John Bates Clark was a neoclassical economic who contributed to marginalism and is considered one of the greatest American economists.
Below is an excerpt from a biography of John Bates Clark included with our books.
John Bates Clark was born on January 26, 1847 in Providence, Rhode Island, U.S.A.
Clark was originated from New England Puritans and was raised in Providence, Rhode Island. His father was a modestly successful retailer in Providence, Rhode Island and later moved to Minnesota to start up a small plow business.
John Clark graduated from Amherst College, in Massachusetts, at the age of 25.
From 1872 to 1875, John Clark attended the University of Zurich and the University of Heidelberg where he studied under Karl Knies.
Returning to the United States, John Clark married Myra Smith and joined the faculty of Carleton College.
John Clark wrote the essays that later became The Philosophy of Wealth during the tenure at Carleton College. His most brilliant student at Carleton was Thorstein Veblen.
In 1881 Clark went to Smith College where he taught economics until 1893.
John Clark was active in forming the American Economic Association in 1885 and was its third president. During this time at Smith College, he formed a lifelong friendship with Franklin H. Giddings.
John Clark presented his marginal productivity theory at the session of the American Economic Association. From 1893 to 1895 he taught full-time at Amherst. Clark also lectured at Johns Hopkins, and in 1895 he joined the faculty of political science at Columbia University. His more mature works appeared while he was at Columbia.
After the Carnegie Endowment for International Peace was established, John Clark was chosen, in 1911, to head its division of economics and history. This post he held until his final retirement in 1923, continuing limited lecturing in economics at Columbia.
John Clark published his famous Distribution of Wealth in 1899 and Essentials of Economic Theory published in 1907.
John Clark published two small but influential volumes, The Control of Trusts in 1901 and The Problem of Monopoly in 1904. His ideas in the two books were reflected in the part of the antitrust legislation of 1914 that included the prohibition of unfair competition and in the establishment of a Fair Trade Commission.

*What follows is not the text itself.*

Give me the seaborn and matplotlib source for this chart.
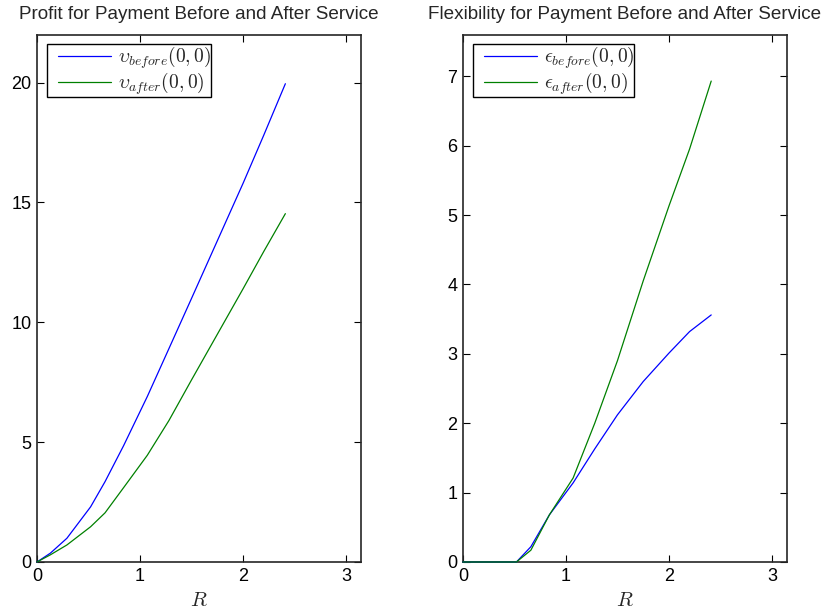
import numpy as np
import pandas as pd
import seaborn as sns
import matplotlib
matplotlib.use("Agg")
import matplotlib.pyplot as plt
from matplotlib.legend_handler import HandlerLine2D
from matplotlib.lines import Line2D

# common grid of R values
R = [0, 0.13, 0.29, 0.52, 0.66, 0.84, 1.07, 1.28, 1.50, 1.75, 2.00, 2.20, 2.41]

profit_before = [0, 0.37, 0.99, 2.3, 3.35, 4.85, 6.9, 8.9, 11.0, 13.4, 15.8, 17.8, 19.95]
profit_after = [0, 0.3, 0.71, 1.47, 2.05, 3.1, 4.45, 5.9, 7.6, 9.5, 11.4, 12.95, 14.53]

flex_before = [0, 0, 0, 0, 0.22, 0.68, 1.14, 1.63, 2.12, 2.6, 3.01, 3.32, 3.56]
flex_after = [0, 0, 0, 0, 0.17, 0.68, 1.21, 2.0, 2.9, 4.05, 5.13, 5.95, 6.93]

profit_labels = [r'$\upsilon_{before}(0,0)$', r'$\upsilon_{after}(0,0)$']
flex_labels = [r'$\epsilon_{before}(0,0)$', r'$\epsilon_{after}(0,0)$']
line_colors = ['#0000ff', '#008000']

sns.set_theme(style="ticks")
plt.rcParams['font.family'] = ['Liberation Sans', 'DejaVu Sans']
plt.rcParams['mathtext.fontset'] = 'cm'
plt.rcParams['xtick.direction'] = 'in'
plt.rcParams['ytick.direction'] = 'in'
plt.rcParams['xtick.top'] = True
plt.rcParams['ytick.right'] = True
plt.rcParams['axes.edgecolor'] = '#262626'
plt.rcParams['axes.linewidth'] = 1.2


def make_frame(before, after, labels):
    df = pd.DataFrame({'R': R * 2,
                       'value': before + after,
                       'series': [labels[0]] * len(R) + [labels[1]] * len(R)})
    return df


def draw_panel(ax, df, labels, title, ylim, yticks):
    sns.lineplot(data=df, x='R', y='value', hue='series', hue_order=labels,
                 palette=line_colors, linewidth=0.9, ax=ax, clip_on=False, zorder=3)
    ax.set_xlim(0, np.pi)
    ax.set_ylim(*ylim)
    ax.set_xticks([0, 1, 2, 3])
    ax.set_yticks(yticks)
    ax.tick_params(labelsize=13, length=5, width=0.8, colors='black', pad=4)
    ax.set_xlabel('$R$', fontsize=15, labelpad=5)
    ax.set_ylabel('')
    ax.set_title(title, fontsize=13.6, pad=11)
    # handle shifted right inside the box, like the matlab legend
    leg = ax.legend(loc='upper left', fontsize=14, handlelength=3.3,
                    handler_map={Line2D: HandlerLine2D(xpad=0.57)},
                    fancybox=False, framealpha=1, borderaxespad=0.5,
                    borderpad=0.0, labelspacing=0.0, handletextpad=0.35)
    leg.get_frame().set_edgecolor('black')
    leg.get_frame().set_linewidth(1.0)


fig = plt.figure(figsize=(8.28, 6.14), dpi=100)
ax1 = fig.add_axes([0.0447, 0.0847, 0.391, 0.859])
ax2 = fig.add_axes([0.559, 0.0847, 0.391, 0.859])

draw_panel(ax1, make_frame(profit_before, profit_after, profit_labels), profit_labels,
           'Profit for Payment Before and After Service', (0, 22), [0, 5, 10, 15, 20])
draw_panel(ax2, make_frame(flex_before, flex_after, flex_labels), flex_labels,
           'Flexibility for Payment Before and After Service', (0, 7.6), range(8))

fig.savefig('out.png', dpi=100)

Clark’s last publication was A Tender of Peace in 1935 and was a brief plea for a League of Nations with sufficient power and resolution to enforce peace.
Clark died at 91 in March 1938, the year before World War II. After his death, The John Bates Clark Medal, one of the most prestigious awards in the field of economics, is named after him by the American Economic Association.
John Bates Clark Medal next to Noble Prize Medal for Economics is one of the most prestigious awards in the field of economics.